TAR 2.0 solutions allow review to begin immediately, without prior training of a model. Additionally, while it may be preferable to have SMEs involved in the early review, this is not a strict requirement, as the model will eventually smooth over inconsistent decisions. The low upfront training investment in TAR 2.0 is considered an advantage over the TAR 1.0 process, especially when this decreases the burden and opportunity cost of having SMEs code documents as part of initial training.
Now that TAR 2.0 is well-established, innovators are considering what the next generation of TAR might be. Some believe the best evolution of TAR is to put advanced tools in the hands of everyone, but TAR 3.0 might better be viewed as the opportunity to combine the advantages of continuous active learning with techniques that minimize the risk of two kinds of surprises: in content and in cost.
- To minimize surprises in content, TAR 3.0 solutions should be designed to give the system access to a diverse population of documents early in the process. Minimizing surprises only comes with robust knowledge of the document population, and this can be achieved through rigorous sampling and validation.
- To minimize surprises in cost, TAR 3.0 solutions should incorporate methods for determining overall richness to support principled review cutoff and to allow teams to predict the overall volume to enable staffing efficiencies.
The hallmark of TAR 3.0 solutions should be the enrichment of CAL through the application of statistically sound methods of providing early access to the full range of documents, including examples of responsive documents.

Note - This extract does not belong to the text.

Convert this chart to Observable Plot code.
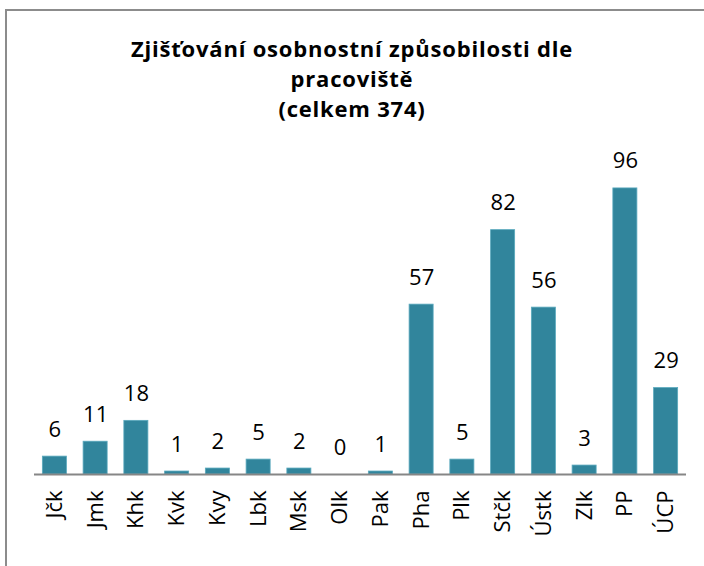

Over the past few decades, the ability to create and store documents digitally has resulted in an explosion of discoverable data, and that has yielded an array of innovative tools for collecting, producing and reviewing that data quickly and efficiently. Ever-changing technology touches every stage of the discovery life cycle today, and nowhere is that clearer than with document review.
Any conversation about discovery or document review today includes technology-assisted review. As such, it’s important to understand the variables and the different solutions available as part of each version of TAR when considering which approach is optimal for each unique matter.